Dining room with open doors natural light

Yes to Natural Light

Yes to Natural Light

Welcome to Second Nature, a Q+A series with Jute founder, Ali Davin, that explores all things healthy living, with a fond emphasis on that thing she does best—interior design.

The Scandinavian concept of Hygge has been all the rage for awhile. Who doesn’t love feeling cozy, comfy, and content? But Hygge is more than a cup of tea and a thick blanket. It’s part of a greater design movement that embraces simplicity, function, and connection to the natural world.

There is purpose behind that classic Nordic combination of lighter colors. The key to surviving a long, dark winter—and feeling good year-round—is maximizing natural light.


Why is it important to have natural light in your home?

Natural light improves the quality of your life. From a health perspective, it helps regulate your Vitamin D levels—and basically all people in industrialized nations are deficient in Vitamin D—which impacts your immune system, weight, and brain function. It can help with Seasonal Affect Disorder and depression. It causes less eye strain. Natural light can even prevent mold and mildew growth.


Does light affect the aesthetics of a space?

Absolutely, yes. It’s the most important thing for me as a designer. I design spaces to maximize light, and it reflects and changes from room to room based on the exposures. Clients I work with have to be open to repurposing space, like moving a bedroom to where it’s dark or moving your kitchen to where it’s brighter.


How do you enhance natural light in a space?

Basically, we determine where the best light is and work backwards. You want living and entertaining areas in brighter spots, like the south and east, and bedrooms in darker areas like the north and west, because you don’t want light when you’re sleeping. There’s a lot of thinking outside of the box—if there are codes and we can’t add windows where we want them, we’ll use skylights instead. Or we’ll engineer a space to be a great room so we don’t have to put up walls.


Can you maximize light without a full renovation?
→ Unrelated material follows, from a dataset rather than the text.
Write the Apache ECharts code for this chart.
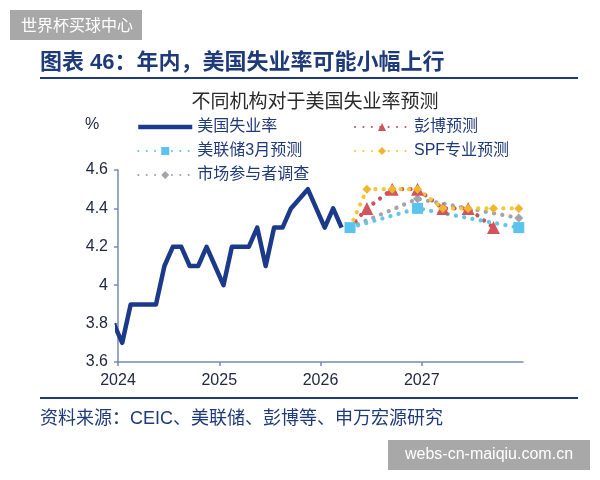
<!DOCTYPE html>
<html>
<head>
<meta charset="utf-8">
<script src="https://cdn.jsdelivr.net/npm/echarts@6/dist/echarts.min.js"></script>
<style>
  html, body { margin: 0; padding: 0; background: #fff; }
  #chart { width: 600px; height: 480px; }
</style>
</head>
<body>
<div id="chart"></div>
<script>
// 美国失业率 (月度)
var rateMonths = ["2023-12",
  "2024-01","2024-02","2024-03","2024-04","2024-05","2024-06","2024-07","2024-08","2024-09","2024-10","2024-11","2024-12",
  "2025-01","2025-02","2025-03","2025-04","2025-05","2025-06","2025-07","2025-08","2025-09",
  "2025-11","2025-12","2026-01","2026-02","2026-03"];
var rateValues = [3.8,
  3.7,3.9,3.9,3.9,3.9,4.1,4.2,4.2,4.1,4.1,4.2,4.1,
  4.0,4.2,4.2,4.2,4.3,4.1,4.3,4.3,4.4,
  4.5,4.4,4.3,4.4,4.3];

// 各机构预测
var fedMonths = ["2026-04","2026-12","2027-12"];
var fedValues = [4.3,4.4,4.3];
var bbgMonths = ["2026-04","2026-06","2026-09","2026-12","2027-03","2027-06","2027-09"];
var bbgValues = [4.3,4.4,4.5,4.5,4.4,4.4,4.3];
var spfMonths = ["2026-04","2026-06","2026-09","2026-12","2027-03","2027-06","2027-09","2027-12"];
var spfValues = [4.3,4.5,4.5,4.5,4.4,4.4,4.4,4.4];
var surveyMonths = ["2026-04","2026-12","2027-12"];
var surveyValues = [4.3,4.45,4.35];

var yearTicks = [2024, 2025, 2026, 2027, 2028];

var FONT = "'Liberation Sans', 'Noto Sans CJK SC', sans-serif";
var CJK = "'Noto Sans CJK SC', sans-serif";
var NAVY = "#1f3a7a";

// "2024-01" -> 年份小数 (取月中)
function toYear(m) {
  var p = m.split("-");
  return +p[0] + (+p[1] - 0.5) / 12;
}
function pairs(months, values) {
  return months.map(function (m, i) { return [toYear(m), values[i]]; });
}
// 预测线起点不画标记
function forecast(months, values) {
  return pairs(months, values).map(function (d, i) {
    return i === 0 ? { value: d, symbol: "none" } : d;
  });
}
function dotted(color) {
  return { color: color, width: 4.2, type: [0.1, 8.3], cap: "round" };
}

var myChart = echarts.init(document.getElementById("chart"));
var legendText = { fontSize: 16, lineHeight: 16, color: NAVY, fontFamily: FONT };
var option = {
  backgroundColor: "#fff",
  animation: false,
  textStyle: { fontFamily: FONT },
  grid: { left: 118, right: 77, top: 170, bottom: 118 },
  legend: [
    {
      left: 136, top: 119, orient: "vertical", padding: 0,
      itemWidth: 54, itemHeight: 10, itemGap: 8,
      textStyle: legendText,
      data: [
        { name: "美国失业率", lineStyle: { width: 4.5 } },
        "美联储3月预测",
        "市场参与者调查"
      ]
    },
    {
      left: 354, top: 119, orient: "vertical", padding: 0,
      itemWidth: 54, itemHeight: 10, itemGap: 8,
      textStyle: legendText,
      data: ["彭博预测", "SPF专业预测"]
    }
  ],
  xAxis: {
    type: "value",
    min: yearTicks[0],
    max: yearTicks[yearTicks.length - 1],
    interval: 1,
    axisLine: { lineStyle: { color: "#7a8bb0", width: 1.5 } },
    axisTick: { show: true, length: 4, lineStyle: { color: "#7a8bb0", width: 1.5 } },
    axisLabel: {
      showMaxLabel: false, margin: 11, fontSize: 16, color: "#222a40",
      formatter: function (v) { return String(v); }
    },
    splitLine: { show: false }
  },
  yAxis: {
    type: "value",
    min: 3.6, max: 4.6, interval: 0.2,
    axisLine: { show: true, lineStyle: { color: "#7a8bb0", width: 1.5 } },
    axisTick: { show: true, length: 4, lineStyle: { color: "#7a8bb0", width: 1.5 } },
    axisLabel: { fontSize: 16, color: "#222a40", margin: 10 },
    splitLine: { show: false }
  },
  series: [
    {
      name: "美国失业率", type: "line",
      data: pairs(rateMonths, rateValues),
      showSymbol: false, symbol: "none",
      lineStyle: { color: "#1b3a8a", width: 4.5, join: "round" },
      itemStyle: { color: "rgba(0,0,0,0)" }
    },
    {
      name: "市场参与者调查", type: "line",
      data: forecast(surveyMonths, surveyValues),
      symbol: "diamond", symbolSize: 9,
      lineStyle: dotted("#a3a3ab"),
      itemStyle: { color: "#a3a3ab" }
    },
    {
      name: "彭博预测", type: "line",
      data: forecast(bbgMonths, bbgValues),
      symbol: "triangle", symbolSize: 13,
      lineStyle: dotted("#c9535d"),
      itemStyle: { color: "#d2545c" }
    },
    {
      name: "SPF专业预测", type: "line",
      data: forecast(spfMonths, spfValues),
      symbol: "diamond", symbolSize: 9,
      lineStyle: dotted("#f2c83a"),
      itemStyle: { color: "#f2b52e" }
    },
    {
      name: "美联储3月预测", type: "line",
      data: pairs(fedMonths, fedValues),
      symbol: "rect", symbolSize: 11,
      lineStyle: dotted("#62c6e8"),
      itemStyle: { color: "#5cc4ec" }
    }
  ],
  graphic: [
    { type: "rect", shape: { x: 10, y: 10, width: 132, height: 30 }, style: { fill: "#a8a8a8" } },
    { type: "text", x: 21, y: 25, style: { text: "世界杯买球中心", fill: "#fff", font: "16px " + CJK, verticalAlign: "middle" } },
    { type: "text", x: 40, y: 63, style: { text: "图表 46：年内，美国失业率可能小幅上行", fill: NAVY, font: "bold 22px " + FONT, verticalAlign: "middle" } },
    { type: "line", shape: { x1: 40, y1: 78, x2: 578, y2: 78 }, style: { stroke: NAVY, lineWidth: 2 } },
    { type: "text", x: 315, y: 101, style: { text: "不同机构对于美国失业率预测", fill: "#2a2a2a", font: "19px " + CJK, align: "center", verticalAlign: "middle" } },
    { type: "text", x: 85, y: 125, style: { text: "%", fill: "#222a40", font: "16px " + FONT, verticalAlign: "middle" } },
    { type: "line", shape: { x1: 40, y1: 398, x2: 578, y2: 398 }, style: { stroke: NAVY, lineWidth: 2 } },
    { type: "text", x: 40, y: 419, style: { text: "资料来源：CEIC、美联储、彭博等、申万宏源研究", fill: NAVY, font: "18px " + FONT, verticalAlign: "middle" } },
    { type: "rect", shape: { x: 388, y: 440, width: 202, height: 30 }, style: { fill: "#a8a8a8" } },
    { type: "text", x: 489, y: 455, style: { text: "webs-cn-maiqiu.com.cn", fill: "#fff", font: "16px " + FONT, align: "center", verticalAlign: "middle" } }
  ]
};
myChart.setOption(option);
</script>
</body>
</html>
Painting is a quick way to refresh a space. You can get samples and throw them up on the wall to see where the light is reflecting. Universal whites like Benjamin Moore White Dove make a space feel neutral, warm, and light. They look good no matter what the exposure. I prefer tones that have a neutral warm base.


What about furniture and linens?

Unlined linen panels on the windows allow light to come in, but filter it in a warm, bright way. I always use natural fibers, and on upholstery, they absorb light rather than reflect it, which is a good thing because it brings warmth to your space. You want the light to reflect off the windows and floors and bounce through a space without getting stuck on stuff and clutter.


How does artificial lighting factor in?

My philosophy is that lighting is done well when it’s sparse. It should complement what nature is doing versus you having to rely on it. I use table lamps, floor lamps, sconces, maybe a chandelier—any type of warmer light that’s shielded with a shade or cover. Think of how the sun diffuses light and gives you a glow; that’s the type of lighting you want in your home. I tend to not rely on recessed lighting.


Are there any other benefits to designing a space this way?

Yes, the lighter your space, the bigger it looks. And in winter especially, the more natural light you have, the lower your energy bill will be. Natural light is good for the health of your family, your home, and the planet.


Think of your space as a blank slate and rearrange it to maximize light.